*Set problem*: Please output the data below exactly as given, starting at its first line and stopping after the line that contains "lgk_y = [0.33, 0.803]".

*Supplied material*:

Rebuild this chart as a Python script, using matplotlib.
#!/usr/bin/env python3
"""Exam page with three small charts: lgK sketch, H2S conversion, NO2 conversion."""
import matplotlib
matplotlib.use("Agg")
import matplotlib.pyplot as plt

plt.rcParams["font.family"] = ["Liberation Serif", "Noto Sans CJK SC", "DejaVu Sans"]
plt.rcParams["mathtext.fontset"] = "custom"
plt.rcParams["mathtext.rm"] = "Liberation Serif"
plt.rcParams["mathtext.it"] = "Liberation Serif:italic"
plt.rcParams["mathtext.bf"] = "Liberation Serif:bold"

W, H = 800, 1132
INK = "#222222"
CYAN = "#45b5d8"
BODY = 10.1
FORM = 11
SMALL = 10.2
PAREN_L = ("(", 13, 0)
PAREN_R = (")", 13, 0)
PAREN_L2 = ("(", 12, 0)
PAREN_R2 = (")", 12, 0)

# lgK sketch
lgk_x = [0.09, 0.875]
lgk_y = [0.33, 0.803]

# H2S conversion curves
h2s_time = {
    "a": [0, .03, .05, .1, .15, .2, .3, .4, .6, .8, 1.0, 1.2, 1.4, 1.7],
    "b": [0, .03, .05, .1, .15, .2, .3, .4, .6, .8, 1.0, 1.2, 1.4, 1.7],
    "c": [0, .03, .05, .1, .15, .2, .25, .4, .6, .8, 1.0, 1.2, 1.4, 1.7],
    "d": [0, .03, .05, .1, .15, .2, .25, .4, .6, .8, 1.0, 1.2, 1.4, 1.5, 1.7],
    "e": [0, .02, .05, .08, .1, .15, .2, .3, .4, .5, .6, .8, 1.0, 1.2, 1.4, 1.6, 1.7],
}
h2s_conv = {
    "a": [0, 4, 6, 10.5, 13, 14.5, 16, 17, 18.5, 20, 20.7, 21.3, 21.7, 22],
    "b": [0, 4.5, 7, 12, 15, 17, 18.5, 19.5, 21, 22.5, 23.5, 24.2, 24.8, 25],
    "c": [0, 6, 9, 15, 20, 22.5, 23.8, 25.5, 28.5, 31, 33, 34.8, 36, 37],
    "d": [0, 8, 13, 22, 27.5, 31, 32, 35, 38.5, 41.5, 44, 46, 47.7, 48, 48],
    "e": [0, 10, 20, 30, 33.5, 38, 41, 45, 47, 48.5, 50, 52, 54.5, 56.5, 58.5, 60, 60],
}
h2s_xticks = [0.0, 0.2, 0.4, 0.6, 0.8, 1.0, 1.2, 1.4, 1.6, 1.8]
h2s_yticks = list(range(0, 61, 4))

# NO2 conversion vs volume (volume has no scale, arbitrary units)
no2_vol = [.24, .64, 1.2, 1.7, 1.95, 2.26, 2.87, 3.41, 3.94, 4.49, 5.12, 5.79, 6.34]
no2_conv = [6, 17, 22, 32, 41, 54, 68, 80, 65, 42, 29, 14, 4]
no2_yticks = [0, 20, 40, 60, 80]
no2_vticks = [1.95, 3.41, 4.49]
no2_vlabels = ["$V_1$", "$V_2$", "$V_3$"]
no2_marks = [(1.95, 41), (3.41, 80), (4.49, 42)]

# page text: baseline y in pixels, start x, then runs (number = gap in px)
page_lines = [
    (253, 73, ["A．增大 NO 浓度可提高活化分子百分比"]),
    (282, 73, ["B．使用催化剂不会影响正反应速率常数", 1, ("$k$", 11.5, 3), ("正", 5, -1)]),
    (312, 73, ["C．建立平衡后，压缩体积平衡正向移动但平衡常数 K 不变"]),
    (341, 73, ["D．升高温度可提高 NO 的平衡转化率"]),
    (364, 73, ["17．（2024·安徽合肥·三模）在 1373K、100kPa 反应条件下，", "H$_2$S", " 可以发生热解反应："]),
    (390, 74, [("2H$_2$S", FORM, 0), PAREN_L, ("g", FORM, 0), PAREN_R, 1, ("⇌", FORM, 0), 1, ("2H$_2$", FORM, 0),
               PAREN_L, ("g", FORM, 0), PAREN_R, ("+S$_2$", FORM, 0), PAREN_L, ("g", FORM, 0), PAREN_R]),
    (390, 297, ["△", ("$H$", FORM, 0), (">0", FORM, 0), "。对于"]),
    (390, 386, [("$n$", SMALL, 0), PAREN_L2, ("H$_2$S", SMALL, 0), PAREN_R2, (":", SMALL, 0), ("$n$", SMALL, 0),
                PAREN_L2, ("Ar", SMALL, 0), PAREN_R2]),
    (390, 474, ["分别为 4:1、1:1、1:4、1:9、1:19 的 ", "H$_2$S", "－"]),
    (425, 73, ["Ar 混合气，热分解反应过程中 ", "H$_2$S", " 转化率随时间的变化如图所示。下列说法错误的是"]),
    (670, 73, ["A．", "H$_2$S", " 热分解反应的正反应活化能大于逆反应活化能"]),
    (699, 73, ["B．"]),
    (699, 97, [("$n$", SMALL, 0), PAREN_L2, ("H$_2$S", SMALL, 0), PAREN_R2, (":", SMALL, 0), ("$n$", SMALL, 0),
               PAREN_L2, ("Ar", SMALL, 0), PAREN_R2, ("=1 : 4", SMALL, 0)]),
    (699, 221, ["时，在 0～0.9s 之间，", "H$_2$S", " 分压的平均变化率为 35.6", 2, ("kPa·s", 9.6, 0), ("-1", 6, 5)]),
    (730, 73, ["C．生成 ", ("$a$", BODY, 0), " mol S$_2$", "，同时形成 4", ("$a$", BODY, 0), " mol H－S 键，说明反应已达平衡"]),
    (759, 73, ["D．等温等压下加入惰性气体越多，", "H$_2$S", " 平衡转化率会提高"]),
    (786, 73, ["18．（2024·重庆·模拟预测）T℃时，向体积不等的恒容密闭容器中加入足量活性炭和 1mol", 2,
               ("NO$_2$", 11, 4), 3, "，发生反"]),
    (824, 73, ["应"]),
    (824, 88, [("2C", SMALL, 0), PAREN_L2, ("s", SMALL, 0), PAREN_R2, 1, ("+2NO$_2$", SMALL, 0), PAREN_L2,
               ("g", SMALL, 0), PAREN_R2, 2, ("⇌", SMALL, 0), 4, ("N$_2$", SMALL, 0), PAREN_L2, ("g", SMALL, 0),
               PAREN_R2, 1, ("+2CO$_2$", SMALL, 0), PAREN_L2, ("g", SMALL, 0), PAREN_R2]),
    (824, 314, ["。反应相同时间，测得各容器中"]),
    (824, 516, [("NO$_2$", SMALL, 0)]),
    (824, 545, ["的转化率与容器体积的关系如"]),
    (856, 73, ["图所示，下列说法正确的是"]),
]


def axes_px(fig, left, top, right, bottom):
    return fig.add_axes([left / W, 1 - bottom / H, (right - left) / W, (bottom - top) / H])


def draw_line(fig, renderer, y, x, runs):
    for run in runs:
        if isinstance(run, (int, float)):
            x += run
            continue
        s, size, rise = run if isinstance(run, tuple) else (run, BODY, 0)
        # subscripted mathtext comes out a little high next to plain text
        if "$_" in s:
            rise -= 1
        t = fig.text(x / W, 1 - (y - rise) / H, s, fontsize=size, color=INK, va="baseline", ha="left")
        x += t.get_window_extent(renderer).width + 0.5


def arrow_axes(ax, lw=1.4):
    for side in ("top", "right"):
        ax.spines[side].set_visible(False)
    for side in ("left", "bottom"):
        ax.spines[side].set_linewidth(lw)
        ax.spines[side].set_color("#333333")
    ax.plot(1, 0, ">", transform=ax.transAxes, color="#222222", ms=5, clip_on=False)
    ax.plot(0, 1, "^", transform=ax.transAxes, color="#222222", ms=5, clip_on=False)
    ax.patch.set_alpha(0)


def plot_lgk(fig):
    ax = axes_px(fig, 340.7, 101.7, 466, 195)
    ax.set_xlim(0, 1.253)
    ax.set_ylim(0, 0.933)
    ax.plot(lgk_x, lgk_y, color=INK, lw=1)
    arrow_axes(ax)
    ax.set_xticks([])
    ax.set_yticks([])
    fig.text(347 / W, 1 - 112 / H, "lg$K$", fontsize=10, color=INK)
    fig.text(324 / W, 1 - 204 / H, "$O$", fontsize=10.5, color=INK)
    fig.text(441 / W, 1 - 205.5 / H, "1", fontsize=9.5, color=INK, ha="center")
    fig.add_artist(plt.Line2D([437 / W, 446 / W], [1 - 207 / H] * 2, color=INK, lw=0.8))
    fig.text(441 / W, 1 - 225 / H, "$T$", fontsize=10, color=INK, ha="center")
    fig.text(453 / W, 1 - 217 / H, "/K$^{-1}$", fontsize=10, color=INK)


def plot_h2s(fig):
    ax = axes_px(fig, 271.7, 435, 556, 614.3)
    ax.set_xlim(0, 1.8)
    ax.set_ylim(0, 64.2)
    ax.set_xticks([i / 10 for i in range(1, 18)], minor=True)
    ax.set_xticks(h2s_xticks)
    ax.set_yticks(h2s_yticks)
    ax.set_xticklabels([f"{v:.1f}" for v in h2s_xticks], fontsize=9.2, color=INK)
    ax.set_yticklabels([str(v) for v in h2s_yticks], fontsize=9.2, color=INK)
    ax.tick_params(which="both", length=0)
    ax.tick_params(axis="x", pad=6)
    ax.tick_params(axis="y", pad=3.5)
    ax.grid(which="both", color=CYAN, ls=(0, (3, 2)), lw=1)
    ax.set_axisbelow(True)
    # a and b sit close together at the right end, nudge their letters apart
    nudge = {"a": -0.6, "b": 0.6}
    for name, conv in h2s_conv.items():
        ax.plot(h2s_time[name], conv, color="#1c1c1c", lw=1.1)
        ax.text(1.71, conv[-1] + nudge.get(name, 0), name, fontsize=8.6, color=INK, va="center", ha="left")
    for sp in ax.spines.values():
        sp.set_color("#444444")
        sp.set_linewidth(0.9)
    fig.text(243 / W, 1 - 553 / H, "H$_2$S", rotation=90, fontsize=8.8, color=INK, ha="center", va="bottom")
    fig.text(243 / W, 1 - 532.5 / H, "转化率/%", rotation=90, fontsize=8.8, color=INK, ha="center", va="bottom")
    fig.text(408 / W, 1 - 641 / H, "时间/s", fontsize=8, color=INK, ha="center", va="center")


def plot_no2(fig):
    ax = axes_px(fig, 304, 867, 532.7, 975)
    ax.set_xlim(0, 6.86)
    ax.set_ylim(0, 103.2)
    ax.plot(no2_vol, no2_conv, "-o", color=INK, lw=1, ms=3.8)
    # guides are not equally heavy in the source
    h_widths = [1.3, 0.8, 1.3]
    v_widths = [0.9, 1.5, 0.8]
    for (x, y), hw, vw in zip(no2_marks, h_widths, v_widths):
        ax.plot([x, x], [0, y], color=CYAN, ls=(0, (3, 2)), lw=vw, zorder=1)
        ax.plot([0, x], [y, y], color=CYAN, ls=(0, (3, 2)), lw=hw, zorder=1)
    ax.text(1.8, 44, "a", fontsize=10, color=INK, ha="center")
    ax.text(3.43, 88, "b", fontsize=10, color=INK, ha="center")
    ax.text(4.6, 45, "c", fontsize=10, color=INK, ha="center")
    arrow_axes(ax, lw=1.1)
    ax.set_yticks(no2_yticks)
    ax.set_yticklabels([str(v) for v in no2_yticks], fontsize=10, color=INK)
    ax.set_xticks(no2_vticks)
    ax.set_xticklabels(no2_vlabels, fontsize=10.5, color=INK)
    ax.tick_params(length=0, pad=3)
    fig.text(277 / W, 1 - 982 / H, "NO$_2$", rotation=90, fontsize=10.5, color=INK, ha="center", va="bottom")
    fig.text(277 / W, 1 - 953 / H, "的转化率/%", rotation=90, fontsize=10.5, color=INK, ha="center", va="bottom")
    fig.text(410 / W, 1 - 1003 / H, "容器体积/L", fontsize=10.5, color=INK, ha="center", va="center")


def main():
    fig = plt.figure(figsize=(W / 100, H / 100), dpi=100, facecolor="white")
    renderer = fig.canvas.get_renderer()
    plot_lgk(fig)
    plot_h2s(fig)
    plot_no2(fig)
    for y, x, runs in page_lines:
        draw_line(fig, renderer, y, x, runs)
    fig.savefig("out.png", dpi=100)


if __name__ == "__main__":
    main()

*Answer to this problem*:
Rebuild this chart as a Python script, using matplotlib.
#!/usr/bin/env python3
"""Exam page with three small charts: lgK sketch, H2S conversion, NO2 conversion."""
import matplotlib
matplotlib.use("Agg")
import matplotlib.pyplot as plt

plt.rcParams["font.family"] = ["Liberation Serif", "Noto Sans CJK SC", "DejaVu Sans"]
plt.rcParams["mathtext.fontset"] = "custom"
plt.rcParams["mathtext.rm"] = "Liberation Serif"
plt.rcParams["mathtext.it"] = "Liberation Serif:italic"
plt.rcParams["mathtext.bf"] = "Liberation Serif:bold"

W, H = 800, 1132
INK = "#222222"
CYAN = "#45b5d8"
BODY = 10.1
FORM = 11
SMALL = 10.2
PAREN_L = ("(", 13, 0)
PAREN_R = (")", 13, 0)
PAREN_L2 = ("(", 12, 0)
PAREN_R2 = (")", 12, 0)

# lgK sketch
lgk_x = [0.09, 0.875]
lgk_y = [0.33, 0.803]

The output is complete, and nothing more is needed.